The great thing about the share market is that everyone has a different opinion on a business. For every seller there's a buyer who thinks that business is worth owning.
I believe that it's a good idea to avoid shares that will underperform, if possible. Ultimately, it's very hard to say what a share price will do in any week, month or year. However, it's easier to see which direction the business is heading in the long run.
I think investors need to be careful about the following shares:
BHP Billiton Limited (ASX: BHP)
BHP is synonymous with the Australian share market and has created a lot of wealth for many Australians. But, investors always need to be looking forwards not backwards.
The underlying reason for BHP's success or failure will always be cyclical, that's the nature of resources.
Therefore, the best time to buy a cyclical business is at the bottom of the cycle. This occurred in 2016 when the share price fell to $15. The price has almost doubled since then. I'd wait until the next cyclical low before considering BHP shares.
Woolworths Limited (ASX: WOW)
Woolworths has had a mammoth battle with Wesfarmers Limited's (ASX: WES) Coles for decades.

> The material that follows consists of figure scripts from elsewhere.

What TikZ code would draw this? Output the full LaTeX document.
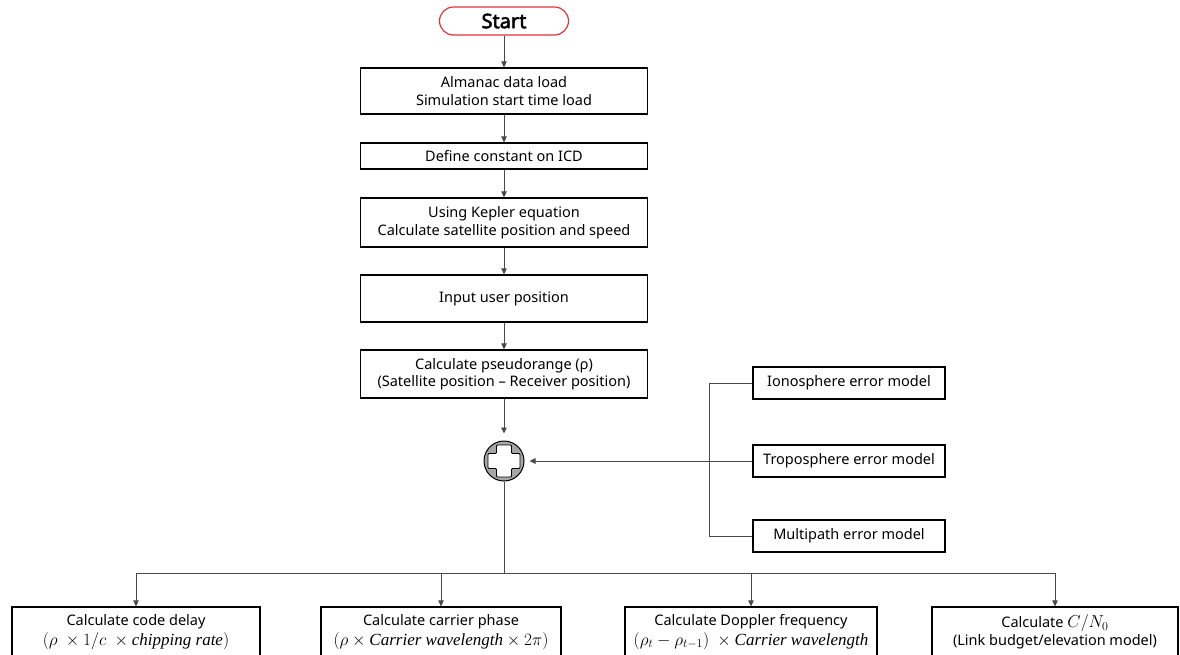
\documentclass[tikz,border=0pt]{standalone}
\usepackage{fontspec}
\setmainfont{Noto Sans}[AutoFakeBold=2.5]
\newfontfamily\mathword{Liberation Serif}
\usetikzlibrary{arrows.meta}

\definecolor{startred}{HTML}{E0323A}
\definecolor{linegray}{HTML}{4A4A4A}

% slowa w wzorach, kursywa szeryfowa
\newcommand{\mw}[1]{\mbox{\mathword\itshape #1}}
% wieksze wzory
\newcommand{\bigf}[1]{{\fontsize{17}{17.5}\selectfont #1}}

\tikzset{
  box/.style={draw=black, line width=1.2pt, fill=white, minimum width=287pt,
    minimum height=46pt, inner sep=2pt, align=center,
    font=\fontsize{14.5}{17.5}\selectfont},
  startbox/.style={draw=startred, line width=1.2pt, rounded corners=14pt,
    minimum width=129pt, minimum height=28pt, inner sep=0pt,
    font=\fontsize{20}{24}\selectfont\bfseries},
  errbox/.style={box, minimum width=192pt, minimum height=32pt},
  calcbox/.style={box, minimum height=50pt},
  sumnode/.style={circle, draw=black, line width=1pt, fill=black!35,
    minimum size=40pt, inner sep=0pt},
  line/.style={draw=linegray, line width=0.9pt},
  arr/.style={line, -{Triangle[length=6pt,width=5.5pt]}}
}

\begin{document}
\begin{tikzpicture}[x=1pt,y=-1pt]
\useasboundingbox (0,0) rectangle (1180,654);

% ---------- glowna kolumna ----------
\node[startbox] (start) at (504,21) {Start};
\node[box] (almanac) at (504,91) {Almanac data load\\Simulation start time load};
\node[box, minimum height=26pt] (icd) at (504,156) {Define constant on ICD};
\node[box, minimum height=49pt] (kepler) at (504,222.5) {Using Kepler equation\\Calculate satellite position and speed};
\node[box, minimum height=47pt] (user) at (504,298.5) {Input user position};
\node[box, minimum height=48pt] (pseudo) at (504,374) {Calculate pseudorange (ρ)\\(Satellite position -- Receiver position)};

% ---------- sumator ----------
\node[sumnode] (sum) at (504,461) {};
\draw[fill=white, line width=0.8pt, rounded corners=1pt]
  ([shift={(-7.5,-16)}]sum.center) -- ++(15,0) -- ++(0,8.5) -- ++(8.5,0)
  -- ++(0,15) -- ++(-8.5,0) -- ++(0,8.5) -- ++(-15,0) -- ++(0,-8.5)
  -- ++(-8.5,0) -- ++(0,-15) -- ++(8.5,0) -- cycle;

% ---------- modele bledow ----------
\node[errbox] (iono) at (849,383) {Ionosphere error model};
\node[errbox] (tropo) at (849,461) {Troposphere error model};
\node[errbox] (multi) at (849,536) {Multipath error model};

% ---------- obliczenia ----------
\node[calcbox, minimum width=248pt] (codedelay) at (136,632)
  {Calculate code delay\\[2pt]\bigf{$(\rho\ \times 1/c\ \times \mw{chipping rate})$}};
\node[calcbox, minimum width=240pt] (carrier) at (441,632)
  {Calculate carrier phase\\[2pt]\bigf{$(\rho \times \mw{Carrier wavelength} \times 2\pi)$}};
\node[calcbox, minimum width=252pt] (doppler) at (751,632)
  {Calculate Doppler frequency\\[2pt]\bigf{$(\rho_t - \rho_{t-1})\ \times \mw{Carrier wavelength}$}};
\node[calcbox, minimum width=246pt] (cnzero) at (1055,632)
  {Calculate \bigf{$C/N_0$}\\[1pt](Link budget/elevation model)};

\coordinate (bus) at (504,573);

% ---------- strzalki ----------
\draw[arr] (start) -- (almanac);
\draw[arr] (almanac) -- (icd);
\draw[arr] (icd) -- (kepler);
\draw[arr] (kepler) -- (user);
\draw[arr] (user) -- (pseudo);
\draw[arr, shorten >=7pt] (pseudo) -- (sum);

\draw[line] (iono.west) -- ++(-43,0) |- (multi.west);
\draw[arr, shorten >=5pt] (tropo.west) -- (sum.east);

\draw[line] (sum) -- (bus);
\draw[line] (bus -| codedelay.north) -- (bus -| cnzero.north);
\draw[arr] (bus -| codedelay.north) -- (codedelay.north);
\draw[arr] (bus -| carrier.north) -- (carrier.north);
\draw[arr] (bus -| doppler.north) -- (doppler.north);
\draw[arr] (bus -| cnzero.north) -- (cnzero.north);

\end{tikzpicture}
\end{document}
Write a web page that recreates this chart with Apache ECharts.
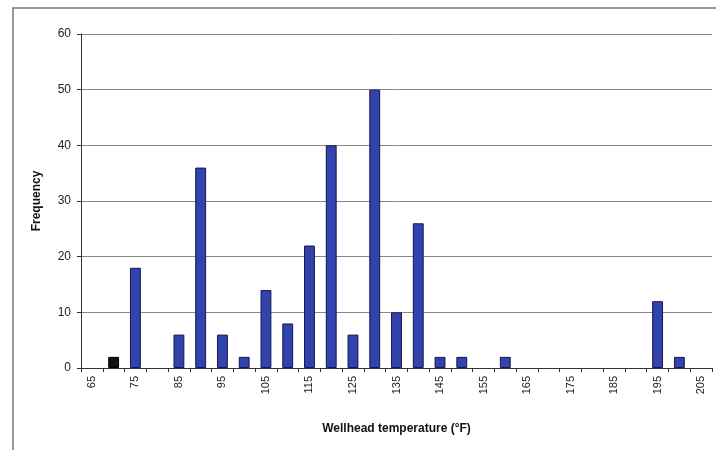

Woolworths appears to finally be growing sales again which is the main reason why the share price has risen.
The issue I have about Woolworths is that I don't see any sustained profit growth for a long time to come. Management dispensed with Masters, that was probably a good move. There's a lot of talk about dispensing with Big W, which could also be a good move.
But, the supermarket business' profit is where I am concerned. It's had to heavily decrease prices to get back on track, which really hurts the bottom line.
Aldi will continue to grow, steal market share and force margins lower. Kaufland is expected to start opening stores in the future. Costco is slowly expanding. Coles will try to wrestle back control. Things aren't going to suddenly get easier.
Woolworths is making the right moves, but sometimes you can do a great job and not succeed in the long run.
Woolworths is trading at 20x FY18's estimated earnings, which is quite expensive compared to Wesfarmers which is trading at 16x FY18's estimated earnings.
Suncorp is a solid business and could be an okay choice for an investor purely looking for income.
However, I think investors looking for growth should be careful.
The storms hitting Queensland have increased in number and size in recent years, which can really dent Suncorp's profit, particularly as it is focused more in the sunshine state than any other insurer.
Automated cars are just around the corner and it's expected that premiums will come down too. If Suncorp makes the same margin percentage on a lower premium, then that inevitably will see Suncorp's motor division bottom line reduce over time.
Suncorp is trading at 16x FY18's estimated earnings.
Foolish takeaway
All three shares could have a good next twelve months, but I believe in the medium-term investors need to steer clear of these businesses if they want to outperform the market.